Caine’s music has been inspired by both classical greats – Bach and Mahler – and jazz innovators – trumpeter Miles Davis and saxophonist Sonny Rollins. He can take a pre-existing form on any music and transform it through group improvisation.
He goes for all the different emotions, and he can also get his band-mates listening to the classicist Verdi. For him and his accompanists, it’s about accepting the basis that they’re dealing with – it’s all one thing – but in no way disrespecting any of their songs.
His approach has been for fewer generalizations and more specifics. For budding musicians, the path to creative music comes from studying their predecessors’ recordings hoping they will trigger their own original sounds.

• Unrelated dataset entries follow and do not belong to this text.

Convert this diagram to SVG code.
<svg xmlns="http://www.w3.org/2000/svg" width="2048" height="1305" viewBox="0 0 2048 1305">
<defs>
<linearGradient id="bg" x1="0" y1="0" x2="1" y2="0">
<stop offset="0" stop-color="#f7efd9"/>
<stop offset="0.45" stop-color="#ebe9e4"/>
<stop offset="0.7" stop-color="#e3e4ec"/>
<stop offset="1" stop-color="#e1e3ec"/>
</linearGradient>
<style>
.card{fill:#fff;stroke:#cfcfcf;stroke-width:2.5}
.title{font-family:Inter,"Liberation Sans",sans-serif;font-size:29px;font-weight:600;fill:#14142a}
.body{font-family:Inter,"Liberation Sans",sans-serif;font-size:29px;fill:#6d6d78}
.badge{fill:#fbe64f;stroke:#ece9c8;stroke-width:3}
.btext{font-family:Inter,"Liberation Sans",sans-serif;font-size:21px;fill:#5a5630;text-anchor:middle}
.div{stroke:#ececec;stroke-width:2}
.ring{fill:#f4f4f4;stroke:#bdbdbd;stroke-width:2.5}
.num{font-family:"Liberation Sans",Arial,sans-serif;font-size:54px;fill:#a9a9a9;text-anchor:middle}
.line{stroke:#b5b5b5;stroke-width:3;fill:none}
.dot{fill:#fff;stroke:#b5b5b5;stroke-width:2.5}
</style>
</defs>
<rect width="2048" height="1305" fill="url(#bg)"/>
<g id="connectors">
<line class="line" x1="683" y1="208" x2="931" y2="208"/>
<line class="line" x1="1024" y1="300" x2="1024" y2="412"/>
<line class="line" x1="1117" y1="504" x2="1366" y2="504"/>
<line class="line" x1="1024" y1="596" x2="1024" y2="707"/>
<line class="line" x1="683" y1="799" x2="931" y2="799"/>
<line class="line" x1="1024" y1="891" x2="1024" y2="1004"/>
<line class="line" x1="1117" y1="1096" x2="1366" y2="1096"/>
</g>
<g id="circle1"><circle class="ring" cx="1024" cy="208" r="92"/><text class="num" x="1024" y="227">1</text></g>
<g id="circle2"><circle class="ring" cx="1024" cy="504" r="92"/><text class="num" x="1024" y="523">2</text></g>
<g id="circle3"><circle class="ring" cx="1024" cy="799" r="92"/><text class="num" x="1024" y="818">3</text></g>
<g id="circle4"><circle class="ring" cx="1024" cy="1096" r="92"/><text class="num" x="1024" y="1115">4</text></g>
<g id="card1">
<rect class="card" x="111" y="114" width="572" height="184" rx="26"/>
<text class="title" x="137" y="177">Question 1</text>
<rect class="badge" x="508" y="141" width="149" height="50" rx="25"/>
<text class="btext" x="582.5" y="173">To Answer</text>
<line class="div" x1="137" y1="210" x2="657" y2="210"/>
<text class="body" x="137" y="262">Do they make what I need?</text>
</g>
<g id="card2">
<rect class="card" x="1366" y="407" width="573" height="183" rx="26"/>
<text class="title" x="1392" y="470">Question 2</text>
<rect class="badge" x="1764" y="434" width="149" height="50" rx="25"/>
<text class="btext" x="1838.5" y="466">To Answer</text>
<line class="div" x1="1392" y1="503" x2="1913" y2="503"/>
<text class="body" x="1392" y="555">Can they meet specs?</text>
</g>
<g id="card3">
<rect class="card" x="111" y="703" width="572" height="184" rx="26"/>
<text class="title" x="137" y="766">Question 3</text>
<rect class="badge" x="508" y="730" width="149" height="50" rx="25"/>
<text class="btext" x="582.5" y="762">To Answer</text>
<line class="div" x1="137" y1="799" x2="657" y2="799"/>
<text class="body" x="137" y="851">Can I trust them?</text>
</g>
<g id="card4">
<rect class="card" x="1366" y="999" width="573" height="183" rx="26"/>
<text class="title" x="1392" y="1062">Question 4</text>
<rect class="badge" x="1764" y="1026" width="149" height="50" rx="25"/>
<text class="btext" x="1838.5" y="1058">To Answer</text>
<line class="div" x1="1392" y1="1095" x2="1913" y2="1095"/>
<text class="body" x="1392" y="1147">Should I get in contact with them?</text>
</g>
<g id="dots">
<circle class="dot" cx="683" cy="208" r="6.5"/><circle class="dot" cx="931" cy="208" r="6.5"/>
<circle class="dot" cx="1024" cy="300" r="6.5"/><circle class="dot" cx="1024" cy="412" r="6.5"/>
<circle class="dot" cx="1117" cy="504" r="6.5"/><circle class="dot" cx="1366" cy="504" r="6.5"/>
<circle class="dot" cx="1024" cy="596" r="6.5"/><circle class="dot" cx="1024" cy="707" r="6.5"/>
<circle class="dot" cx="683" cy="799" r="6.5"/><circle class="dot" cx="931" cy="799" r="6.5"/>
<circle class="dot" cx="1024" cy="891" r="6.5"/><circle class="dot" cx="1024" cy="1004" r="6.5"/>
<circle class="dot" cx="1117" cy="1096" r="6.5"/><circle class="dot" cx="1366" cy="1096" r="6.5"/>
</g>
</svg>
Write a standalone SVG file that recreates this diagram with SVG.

Many aspiring jazz musicians plow through the music of legends such as Jelly Roll Morton, Coleman Hawkins, Benny Goodman and more, whose works are a source for musical nourishments and suggestions for possible new directions.
Some young instrumentalists have established unique styles through interacting and performing with established performers.
As a pianist, composer and recording artist, Uri Caine has achieved a lot by having an open mind to think of his own direction.
He’s been able to express emotionally whatever he feels needs to be expressed.